* **Exercise prompt**:
Where does the string "this" appear? Copy every line of the entries below that holds it.

#### Dataset entries

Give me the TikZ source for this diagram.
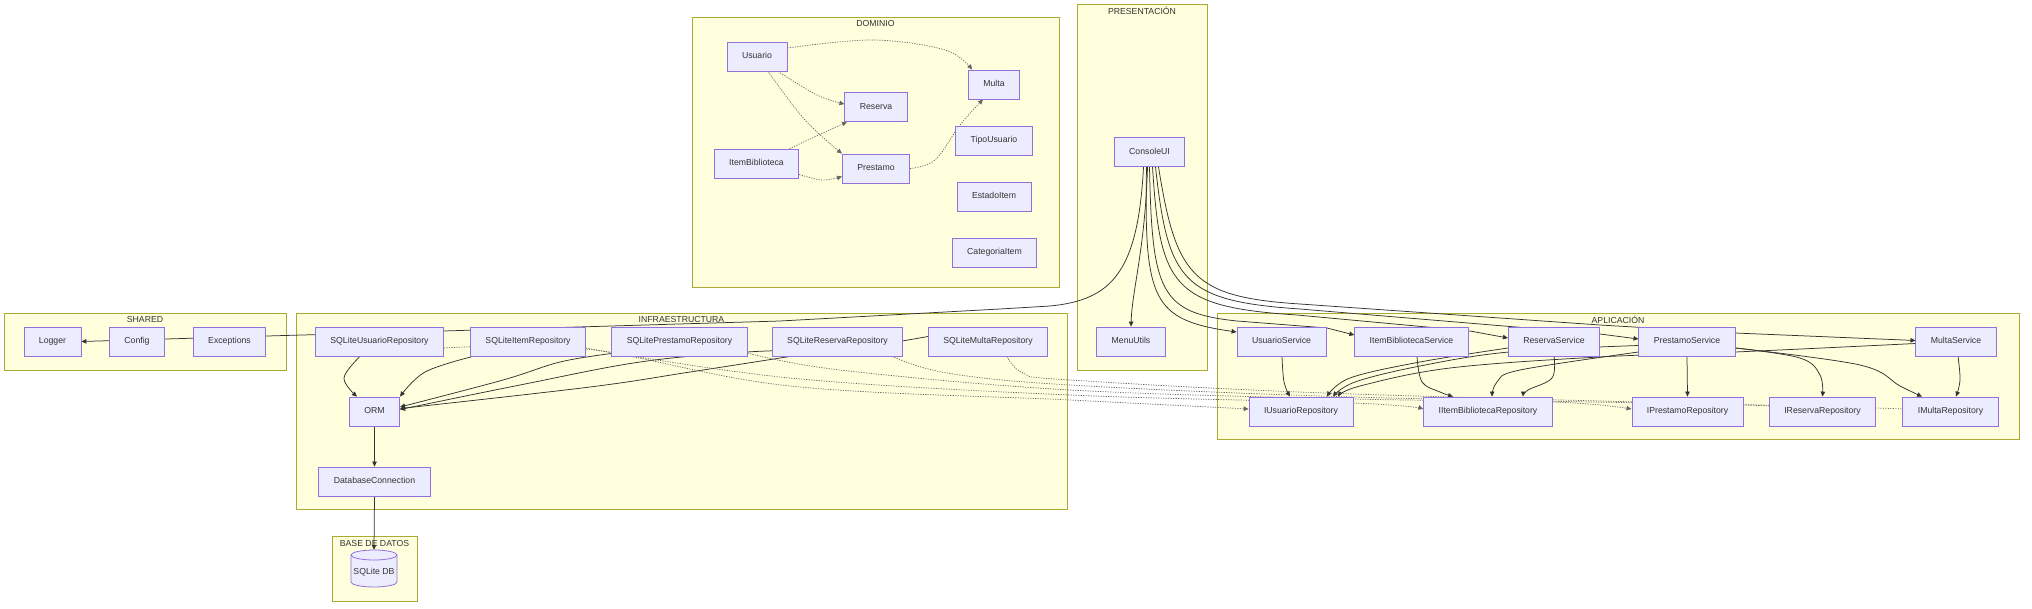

########
#### Dataset entries

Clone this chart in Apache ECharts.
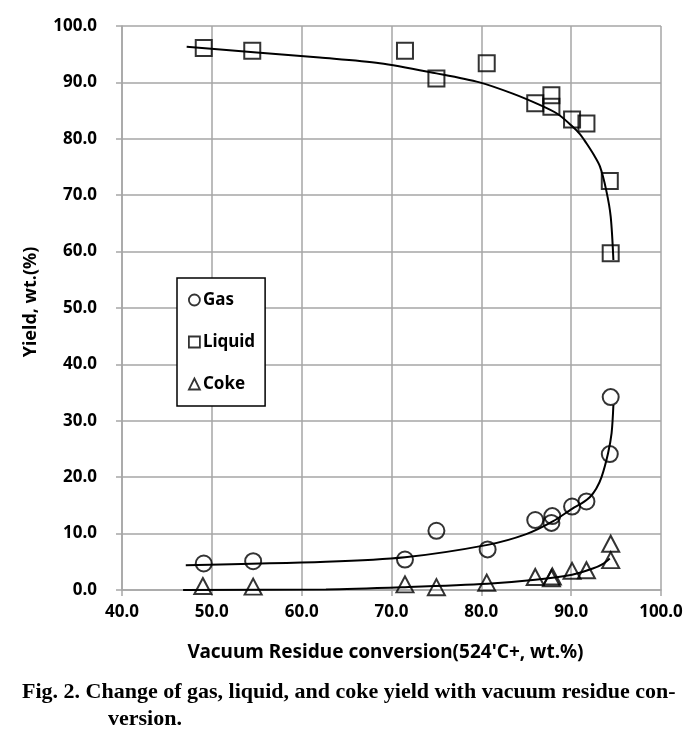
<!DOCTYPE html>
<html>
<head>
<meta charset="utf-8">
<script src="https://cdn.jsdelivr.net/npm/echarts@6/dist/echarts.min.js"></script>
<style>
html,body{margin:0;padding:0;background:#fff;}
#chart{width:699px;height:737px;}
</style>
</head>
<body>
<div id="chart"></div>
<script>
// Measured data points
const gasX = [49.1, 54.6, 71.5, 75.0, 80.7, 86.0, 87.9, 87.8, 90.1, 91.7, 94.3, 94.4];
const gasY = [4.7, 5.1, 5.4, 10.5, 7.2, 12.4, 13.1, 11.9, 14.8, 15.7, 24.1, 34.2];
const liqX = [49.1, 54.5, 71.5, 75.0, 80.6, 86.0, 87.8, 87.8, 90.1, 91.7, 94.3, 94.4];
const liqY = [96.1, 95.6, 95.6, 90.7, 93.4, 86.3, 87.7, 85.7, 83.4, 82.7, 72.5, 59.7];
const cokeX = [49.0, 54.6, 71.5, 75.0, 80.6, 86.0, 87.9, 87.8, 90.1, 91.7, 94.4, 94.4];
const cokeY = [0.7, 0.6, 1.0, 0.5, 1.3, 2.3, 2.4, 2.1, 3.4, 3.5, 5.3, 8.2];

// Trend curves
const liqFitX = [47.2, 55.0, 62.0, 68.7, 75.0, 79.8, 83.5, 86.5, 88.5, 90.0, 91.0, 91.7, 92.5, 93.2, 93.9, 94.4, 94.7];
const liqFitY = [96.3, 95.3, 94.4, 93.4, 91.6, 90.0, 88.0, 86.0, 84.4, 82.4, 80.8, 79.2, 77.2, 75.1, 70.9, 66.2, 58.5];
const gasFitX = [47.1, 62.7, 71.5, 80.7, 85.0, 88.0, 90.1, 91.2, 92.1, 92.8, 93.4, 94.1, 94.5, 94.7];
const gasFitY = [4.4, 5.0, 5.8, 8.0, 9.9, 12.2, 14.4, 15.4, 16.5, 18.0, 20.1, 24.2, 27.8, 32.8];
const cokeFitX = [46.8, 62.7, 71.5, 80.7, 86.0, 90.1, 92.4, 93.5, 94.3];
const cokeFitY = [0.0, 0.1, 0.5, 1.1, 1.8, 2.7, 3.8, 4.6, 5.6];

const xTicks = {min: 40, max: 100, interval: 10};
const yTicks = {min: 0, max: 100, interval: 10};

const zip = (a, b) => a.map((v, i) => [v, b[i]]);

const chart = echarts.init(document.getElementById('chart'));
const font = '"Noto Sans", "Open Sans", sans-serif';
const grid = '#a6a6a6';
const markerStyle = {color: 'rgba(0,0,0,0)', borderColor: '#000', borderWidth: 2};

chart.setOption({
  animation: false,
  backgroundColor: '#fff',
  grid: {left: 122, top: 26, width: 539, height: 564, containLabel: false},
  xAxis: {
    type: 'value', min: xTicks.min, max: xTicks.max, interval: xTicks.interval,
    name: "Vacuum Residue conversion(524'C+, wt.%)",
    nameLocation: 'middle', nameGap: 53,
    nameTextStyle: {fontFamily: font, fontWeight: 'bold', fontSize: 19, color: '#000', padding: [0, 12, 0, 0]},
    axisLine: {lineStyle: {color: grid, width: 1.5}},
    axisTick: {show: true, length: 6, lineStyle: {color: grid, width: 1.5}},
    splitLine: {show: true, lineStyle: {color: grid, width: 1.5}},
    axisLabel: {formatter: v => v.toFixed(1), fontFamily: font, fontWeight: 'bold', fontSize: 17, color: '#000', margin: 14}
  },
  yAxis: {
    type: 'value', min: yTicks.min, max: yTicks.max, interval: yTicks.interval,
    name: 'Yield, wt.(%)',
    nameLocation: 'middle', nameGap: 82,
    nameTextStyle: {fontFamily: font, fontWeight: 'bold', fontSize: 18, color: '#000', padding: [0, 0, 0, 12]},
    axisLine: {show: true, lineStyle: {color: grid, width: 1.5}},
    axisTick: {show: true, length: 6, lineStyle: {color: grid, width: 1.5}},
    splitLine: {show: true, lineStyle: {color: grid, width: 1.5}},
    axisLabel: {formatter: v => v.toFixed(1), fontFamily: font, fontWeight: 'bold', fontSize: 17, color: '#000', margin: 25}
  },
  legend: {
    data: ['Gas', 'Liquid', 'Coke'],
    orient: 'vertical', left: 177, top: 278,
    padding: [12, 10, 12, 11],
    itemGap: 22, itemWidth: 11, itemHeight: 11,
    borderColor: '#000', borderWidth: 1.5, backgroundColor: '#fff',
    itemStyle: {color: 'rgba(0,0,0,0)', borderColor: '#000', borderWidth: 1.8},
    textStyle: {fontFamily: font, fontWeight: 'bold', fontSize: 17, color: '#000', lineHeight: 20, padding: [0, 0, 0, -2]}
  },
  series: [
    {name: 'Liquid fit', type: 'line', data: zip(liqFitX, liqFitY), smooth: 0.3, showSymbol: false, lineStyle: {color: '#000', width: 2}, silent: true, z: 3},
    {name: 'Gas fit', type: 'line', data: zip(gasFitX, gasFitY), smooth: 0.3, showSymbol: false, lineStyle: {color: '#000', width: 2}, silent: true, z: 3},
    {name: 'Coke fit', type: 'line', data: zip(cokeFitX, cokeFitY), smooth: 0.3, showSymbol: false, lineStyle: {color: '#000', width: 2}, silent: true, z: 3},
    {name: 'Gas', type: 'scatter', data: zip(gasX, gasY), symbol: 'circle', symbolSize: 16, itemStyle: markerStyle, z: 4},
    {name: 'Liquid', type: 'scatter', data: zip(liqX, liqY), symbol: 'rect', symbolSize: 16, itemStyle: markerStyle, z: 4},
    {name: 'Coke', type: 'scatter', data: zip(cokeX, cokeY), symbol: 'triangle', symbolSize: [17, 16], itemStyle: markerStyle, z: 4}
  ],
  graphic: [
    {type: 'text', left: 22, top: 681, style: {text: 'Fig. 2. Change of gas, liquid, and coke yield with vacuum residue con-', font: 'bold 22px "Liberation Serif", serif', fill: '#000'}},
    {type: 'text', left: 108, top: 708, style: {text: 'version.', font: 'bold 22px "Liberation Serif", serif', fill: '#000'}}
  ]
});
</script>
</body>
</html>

########

* **Final result**:
Give me the TikZ source for this diagram.
Clone this chart in Apache ECharts.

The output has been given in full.